**Short task:** Repeat exactly the lines from the one containing "Reproduce this chart with matplotlib." through the one containing "fig.add_artist(plt.Line2D([bb.x0 / W, bb.x1", both lines included, please, without any other lines.

********

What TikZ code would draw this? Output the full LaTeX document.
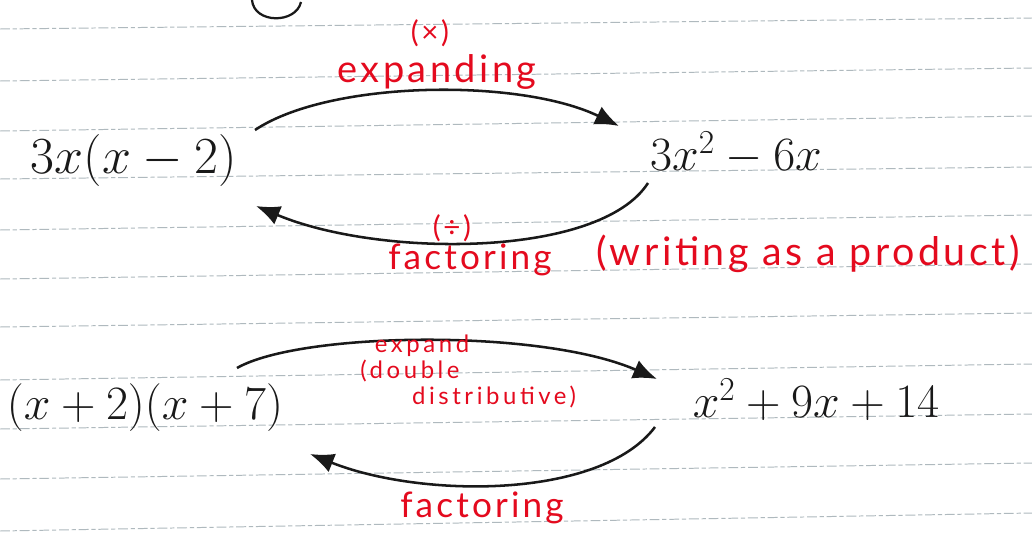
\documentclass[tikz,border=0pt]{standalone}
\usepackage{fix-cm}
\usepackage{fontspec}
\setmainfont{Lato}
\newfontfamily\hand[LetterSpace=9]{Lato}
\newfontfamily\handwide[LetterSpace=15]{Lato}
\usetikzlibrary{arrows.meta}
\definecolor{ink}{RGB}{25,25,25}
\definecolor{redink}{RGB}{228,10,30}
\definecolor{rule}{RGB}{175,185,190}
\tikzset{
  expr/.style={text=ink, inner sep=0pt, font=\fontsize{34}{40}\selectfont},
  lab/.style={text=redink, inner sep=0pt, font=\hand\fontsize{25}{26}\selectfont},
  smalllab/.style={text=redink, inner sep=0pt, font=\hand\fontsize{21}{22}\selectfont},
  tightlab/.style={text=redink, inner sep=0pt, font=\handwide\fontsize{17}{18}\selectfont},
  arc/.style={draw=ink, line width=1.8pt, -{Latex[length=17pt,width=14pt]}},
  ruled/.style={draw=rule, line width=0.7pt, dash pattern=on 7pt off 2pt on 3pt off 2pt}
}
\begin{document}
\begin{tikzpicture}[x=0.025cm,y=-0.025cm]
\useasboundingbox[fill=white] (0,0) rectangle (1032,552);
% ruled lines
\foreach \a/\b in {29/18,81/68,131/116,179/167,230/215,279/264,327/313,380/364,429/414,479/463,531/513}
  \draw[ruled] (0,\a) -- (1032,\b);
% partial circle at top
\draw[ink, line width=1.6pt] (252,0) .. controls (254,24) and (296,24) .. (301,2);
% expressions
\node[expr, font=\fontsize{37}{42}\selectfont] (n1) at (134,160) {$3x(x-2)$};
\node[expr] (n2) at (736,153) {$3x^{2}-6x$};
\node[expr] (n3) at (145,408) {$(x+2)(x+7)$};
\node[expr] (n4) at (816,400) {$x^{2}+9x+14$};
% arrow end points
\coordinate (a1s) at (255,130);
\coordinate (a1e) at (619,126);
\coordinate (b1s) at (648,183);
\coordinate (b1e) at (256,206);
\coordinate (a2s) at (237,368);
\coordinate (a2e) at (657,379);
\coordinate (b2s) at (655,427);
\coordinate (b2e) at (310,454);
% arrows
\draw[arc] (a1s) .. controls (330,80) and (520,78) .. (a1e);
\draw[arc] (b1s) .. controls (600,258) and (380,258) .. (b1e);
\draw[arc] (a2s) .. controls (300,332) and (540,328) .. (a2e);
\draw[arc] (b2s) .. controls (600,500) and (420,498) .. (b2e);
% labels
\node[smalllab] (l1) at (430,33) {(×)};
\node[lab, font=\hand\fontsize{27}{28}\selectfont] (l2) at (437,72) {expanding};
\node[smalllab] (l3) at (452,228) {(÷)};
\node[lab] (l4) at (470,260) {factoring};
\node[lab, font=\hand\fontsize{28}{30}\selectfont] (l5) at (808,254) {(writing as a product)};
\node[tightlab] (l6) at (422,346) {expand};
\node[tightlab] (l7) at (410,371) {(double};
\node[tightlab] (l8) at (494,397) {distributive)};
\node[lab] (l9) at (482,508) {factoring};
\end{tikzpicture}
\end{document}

********

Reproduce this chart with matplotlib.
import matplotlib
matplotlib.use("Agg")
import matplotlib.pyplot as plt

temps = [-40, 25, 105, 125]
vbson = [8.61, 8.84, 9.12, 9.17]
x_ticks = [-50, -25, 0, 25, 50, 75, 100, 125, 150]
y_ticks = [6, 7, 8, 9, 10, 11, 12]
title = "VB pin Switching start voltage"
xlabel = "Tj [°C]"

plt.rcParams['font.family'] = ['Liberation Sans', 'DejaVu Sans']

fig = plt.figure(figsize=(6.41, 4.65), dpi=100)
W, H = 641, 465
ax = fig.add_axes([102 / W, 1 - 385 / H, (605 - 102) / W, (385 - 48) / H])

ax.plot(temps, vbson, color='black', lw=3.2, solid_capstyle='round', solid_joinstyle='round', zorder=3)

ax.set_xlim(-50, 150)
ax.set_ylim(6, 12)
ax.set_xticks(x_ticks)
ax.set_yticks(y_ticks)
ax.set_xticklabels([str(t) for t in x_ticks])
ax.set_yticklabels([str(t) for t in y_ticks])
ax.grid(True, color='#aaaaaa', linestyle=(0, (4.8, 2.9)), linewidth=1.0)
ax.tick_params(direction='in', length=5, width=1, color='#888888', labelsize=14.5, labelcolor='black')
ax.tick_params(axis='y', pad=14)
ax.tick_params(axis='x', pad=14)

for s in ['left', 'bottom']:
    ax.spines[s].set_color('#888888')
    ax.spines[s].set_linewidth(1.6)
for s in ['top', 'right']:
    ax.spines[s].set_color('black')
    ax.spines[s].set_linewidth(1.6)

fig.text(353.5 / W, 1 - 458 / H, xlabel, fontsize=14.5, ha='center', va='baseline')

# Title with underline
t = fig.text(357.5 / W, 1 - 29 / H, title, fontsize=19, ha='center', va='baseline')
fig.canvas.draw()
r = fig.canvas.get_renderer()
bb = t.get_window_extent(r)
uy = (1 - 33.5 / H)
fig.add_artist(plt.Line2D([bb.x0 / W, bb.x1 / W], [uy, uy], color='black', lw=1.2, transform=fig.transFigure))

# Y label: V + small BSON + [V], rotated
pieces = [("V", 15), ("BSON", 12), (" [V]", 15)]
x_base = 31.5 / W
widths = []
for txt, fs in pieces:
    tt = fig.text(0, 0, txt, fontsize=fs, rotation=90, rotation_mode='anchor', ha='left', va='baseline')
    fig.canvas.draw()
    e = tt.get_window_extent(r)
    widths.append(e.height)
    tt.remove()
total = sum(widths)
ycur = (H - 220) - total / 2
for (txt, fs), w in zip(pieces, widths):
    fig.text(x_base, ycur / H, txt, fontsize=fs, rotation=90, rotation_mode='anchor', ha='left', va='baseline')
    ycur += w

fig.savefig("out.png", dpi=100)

********

**Response to this exercise:**
Reproduce this chart with matplotlib.
import matplotlib
matplotlib.use("Agg")
import matplotlib.pyplot as plt

temps = [-40, 25, 105, 125]
vbson = [8.61, 8.84, 9.12, 9.17]
x_ticks = [-50, -25, 0, 25, 50, 75, 100, 125, 150]
y_ticks = [6, 7, 8, 9, 10, 11, 12]
title = "VB pin Switching start voltage"
xlabel = "Tj [°C]"

plt.rcParams['font.family'] = ['Liberation Sans', 'DejaVu Sans']

fig = plt.figure(figsize=(6.41, 4.65), dpi=100)
W, H = 641, 465
ax = fig.add_axes([102 / W, 1 - 385 / H, (605 - 102) / W, (385 - 48) / H])

ax.plot(temps, vbson, color='black', lw=3.2, solid_capstyle='round', solid_joinstyle='round', zorder=3)

ax.set_xlim(-50, 150)
ax.set_ylim(6, 12)
ax.set_xticks(x_ticks)
ax.set_yticks(y_ticks)
ax.set_xticklabels([str(t) for t in x_ticks])
ax.set_yticklabels([str(t) for t in y_ticks])
ax.grid(True, color='#aaaaaa', linestyle=(0, (4.8, 2.9)), linewidth=1.0)
ax.tick_params(direction='in', length=5, width=1, color='#888888', labelsize=14.5, labelcolor='black')
ax.tick_params(axis='y', pad=14)
ax.tick_params(axis='x', pad=14)

for s in ['left', 'bottom']:
    ax.spines[s].set_color('#888888')
    ax.spines[s].set_linewidth(1.6)
for s in ['top', 'right']:
    ax.spines[s].set_color('black')
    ax.spines[s].set_linewidth(1.6)

fig.text(353.5 / W, 1 - 458 / H, xlabel, fontsize=14.5, ha='center', va='baseline')

# Title with underline
t = fig.text(357.5 / W, 1 - 29 / H, title, fontsize=19, ha='center', va='baseline')
fig.canvas.draw()
r = fig.canvas.get_renderer()
bb = t.get_window_extent(r)
uy = (1 - 33.5 / H)
fig.add_artist(plt.Line2D([bb.x0 / W, bb.x1 / W], [uy, uy], color='black', lw=1.2, transform=fig.transFigure))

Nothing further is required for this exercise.